En otro tiempo éramos tinieblas, ahora somos luz en el Señor (Ef 5,8). Esto determina para nosotros una línea de conducta: “vivir como hijos de la luz” (Ef 5,8; cf. 1Tes 5,5).
La vida de los hijos de luz. Era ya una recomendación de Jesús (cf. Jn 12,35s): importa que el hombre no deje oscurecer su luz interior, y también que vele sobre su ojo, lámpara de su cuerpo (Mt 6,22s p). En Pablo se hace, habitual la recomendación. Hay que revestirse las armas de luz y desechar las obras de tinieblas (Rom 13,12s), no sea que nos sorprenda el día del Señor (1Tes 5,4-8).
Toda la moral entra fácilmente en esta perspectiva: el “fruto de la luz” es todo lo que es bueno, justo y verdadero; las “obras estériles de las tinieblas” comprenden los pecados de todas clases (Ef 5,9-14). Juan no habla de otra manera. Hay que “caminar en la luz” para estar en comunión con Dios, que es luz (1Jn 1,5ss). El criterio es el amor fraterno: en esto se reconoce si está uno en las tinieblas o en la luz (2,8-11).
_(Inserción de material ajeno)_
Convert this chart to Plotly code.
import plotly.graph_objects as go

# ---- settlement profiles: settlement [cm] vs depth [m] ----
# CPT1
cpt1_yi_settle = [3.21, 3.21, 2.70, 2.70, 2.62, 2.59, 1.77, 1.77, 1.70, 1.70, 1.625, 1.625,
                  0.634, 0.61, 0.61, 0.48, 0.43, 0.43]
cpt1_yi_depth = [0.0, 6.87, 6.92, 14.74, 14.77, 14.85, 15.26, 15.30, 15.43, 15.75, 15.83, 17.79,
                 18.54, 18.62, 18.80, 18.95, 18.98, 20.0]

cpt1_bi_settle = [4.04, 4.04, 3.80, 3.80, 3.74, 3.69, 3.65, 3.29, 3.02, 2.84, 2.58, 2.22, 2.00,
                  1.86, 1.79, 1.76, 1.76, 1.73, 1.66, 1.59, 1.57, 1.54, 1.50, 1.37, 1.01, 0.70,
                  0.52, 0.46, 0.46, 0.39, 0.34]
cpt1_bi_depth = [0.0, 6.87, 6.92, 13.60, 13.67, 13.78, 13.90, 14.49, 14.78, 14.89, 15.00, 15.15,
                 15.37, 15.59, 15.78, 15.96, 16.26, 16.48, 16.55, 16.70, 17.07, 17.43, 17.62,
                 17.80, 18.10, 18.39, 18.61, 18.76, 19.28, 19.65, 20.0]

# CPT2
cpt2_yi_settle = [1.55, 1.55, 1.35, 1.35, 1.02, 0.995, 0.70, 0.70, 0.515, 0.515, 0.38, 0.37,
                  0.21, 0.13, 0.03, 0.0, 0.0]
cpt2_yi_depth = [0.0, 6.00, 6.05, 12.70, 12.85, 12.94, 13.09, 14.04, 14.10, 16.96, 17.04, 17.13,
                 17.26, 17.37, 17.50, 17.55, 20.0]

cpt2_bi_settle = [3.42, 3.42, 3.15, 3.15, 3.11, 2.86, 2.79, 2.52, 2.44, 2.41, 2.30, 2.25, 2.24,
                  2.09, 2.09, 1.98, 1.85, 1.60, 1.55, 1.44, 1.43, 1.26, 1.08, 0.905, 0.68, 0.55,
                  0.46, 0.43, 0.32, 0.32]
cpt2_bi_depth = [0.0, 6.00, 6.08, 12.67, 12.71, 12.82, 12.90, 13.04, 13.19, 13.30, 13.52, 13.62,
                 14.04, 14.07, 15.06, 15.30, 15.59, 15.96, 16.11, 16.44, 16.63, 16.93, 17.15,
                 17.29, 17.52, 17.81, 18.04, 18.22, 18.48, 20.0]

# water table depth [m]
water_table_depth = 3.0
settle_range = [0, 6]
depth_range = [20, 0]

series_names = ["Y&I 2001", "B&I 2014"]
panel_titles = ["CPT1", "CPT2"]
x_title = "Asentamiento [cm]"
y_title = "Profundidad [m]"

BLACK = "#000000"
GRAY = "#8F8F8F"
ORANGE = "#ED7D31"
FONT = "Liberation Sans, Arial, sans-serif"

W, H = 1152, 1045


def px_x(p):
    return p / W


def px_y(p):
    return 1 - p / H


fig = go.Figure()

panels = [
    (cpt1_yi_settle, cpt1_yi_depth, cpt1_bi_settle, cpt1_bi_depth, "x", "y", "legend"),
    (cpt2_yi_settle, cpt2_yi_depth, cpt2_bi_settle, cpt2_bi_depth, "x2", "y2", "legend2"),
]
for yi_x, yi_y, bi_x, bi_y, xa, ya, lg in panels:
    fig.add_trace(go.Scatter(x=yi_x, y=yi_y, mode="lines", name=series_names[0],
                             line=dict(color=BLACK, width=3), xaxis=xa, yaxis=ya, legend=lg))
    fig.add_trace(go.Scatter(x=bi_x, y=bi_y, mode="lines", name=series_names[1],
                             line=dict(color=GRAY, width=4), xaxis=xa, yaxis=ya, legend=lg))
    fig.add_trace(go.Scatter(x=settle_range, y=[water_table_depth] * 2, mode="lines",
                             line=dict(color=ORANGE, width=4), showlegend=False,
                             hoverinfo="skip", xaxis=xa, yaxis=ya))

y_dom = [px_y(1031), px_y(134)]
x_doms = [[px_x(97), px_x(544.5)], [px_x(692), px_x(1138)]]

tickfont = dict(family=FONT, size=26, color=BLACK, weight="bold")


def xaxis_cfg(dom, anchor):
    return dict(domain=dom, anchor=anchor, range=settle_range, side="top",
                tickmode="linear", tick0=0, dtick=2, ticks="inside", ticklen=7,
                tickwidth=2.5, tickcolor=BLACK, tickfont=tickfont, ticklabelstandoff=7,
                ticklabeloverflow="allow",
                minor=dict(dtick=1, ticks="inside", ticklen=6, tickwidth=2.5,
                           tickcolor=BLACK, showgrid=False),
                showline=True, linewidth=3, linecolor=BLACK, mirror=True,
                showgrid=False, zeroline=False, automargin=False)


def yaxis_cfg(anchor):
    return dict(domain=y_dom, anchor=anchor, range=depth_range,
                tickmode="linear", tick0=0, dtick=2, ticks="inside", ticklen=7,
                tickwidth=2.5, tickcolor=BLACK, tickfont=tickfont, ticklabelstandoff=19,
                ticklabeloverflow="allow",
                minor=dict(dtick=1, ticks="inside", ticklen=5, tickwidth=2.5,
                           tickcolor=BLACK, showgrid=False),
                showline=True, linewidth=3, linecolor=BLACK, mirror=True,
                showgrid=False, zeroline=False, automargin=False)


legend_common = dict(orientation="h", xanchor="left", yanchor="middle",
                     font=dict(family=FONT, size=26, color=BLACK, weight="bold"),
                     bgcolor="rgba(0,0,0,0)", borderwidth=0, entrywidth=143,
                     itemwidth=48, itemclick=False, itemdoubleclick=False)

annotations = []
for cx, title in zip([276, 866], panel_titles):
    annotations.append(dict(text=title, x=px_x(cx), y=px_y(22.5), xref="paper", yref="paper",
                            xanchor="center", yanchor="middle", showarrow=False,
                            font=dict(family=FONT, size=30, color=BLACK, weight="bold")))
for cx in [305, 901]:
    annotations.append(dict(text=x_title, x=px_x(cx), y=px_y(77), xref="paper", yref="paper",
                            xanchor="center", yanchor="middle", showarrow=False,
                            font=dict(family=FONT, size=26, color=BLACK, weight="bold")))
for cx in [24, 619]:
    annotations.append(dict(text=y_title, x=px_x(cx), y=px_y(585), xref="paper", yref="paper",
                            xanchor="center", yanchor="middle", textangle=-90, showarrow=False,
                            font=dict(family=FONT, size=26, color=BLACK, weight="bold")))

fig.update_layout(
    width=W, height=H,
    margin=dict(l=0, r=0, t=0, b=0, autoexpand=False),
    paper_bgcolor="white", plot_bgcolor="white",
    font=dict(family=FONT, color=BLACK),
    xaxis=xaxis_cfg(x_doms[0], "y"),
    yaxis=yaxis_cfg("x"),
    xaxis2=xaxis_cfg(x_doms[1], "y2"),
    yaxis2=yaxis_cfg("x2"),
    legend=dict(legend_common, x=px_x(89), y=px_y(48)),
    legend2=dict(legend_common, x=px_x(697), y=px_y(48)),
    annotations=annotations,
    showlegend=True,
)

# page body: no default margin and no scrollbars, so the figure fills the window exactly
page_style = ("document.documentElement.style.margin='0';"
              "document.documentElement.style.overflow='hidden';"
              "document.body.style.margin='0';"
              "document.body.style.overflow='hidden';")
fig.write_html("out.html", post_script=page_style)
El que vive así, como verdadero hijo de luz, hace irradiar entre los hombres la luz divina, de la que ha venido a ser depositario. Hecho a su vez luz del mundo (Mt 5,14ss), responde a la misión que le ha dado Cristo.
Hacia la luz eterna. El hombre, caminando por tal camino, puede esperar la maravillosa transfiguración que Dios ha prometido a los justos en su reino (Mt 13.43). En efecto, la Jerusalén celestial, adonde llegará finalmente, reflejará en sí misma la luz divina, conforme a los textos proféticos (Ap 21,23ss; cf. ls 60): entonces los elegidos, contemplando la faz de Dios, serán iluminados por esta luz (Ap 22,4s). Tal es la esperanza de los hijos de luz: tal es también la oración que la Iglesia dirige a Dios por los que de ellos han dejado ya la tierra: lux perpetua luceat eis! Ne candant in obscurum, sed signifer sanctus Michael rapraesentet eas ín lucem sanctam! (Ofertorio de la Misa de difuntos.)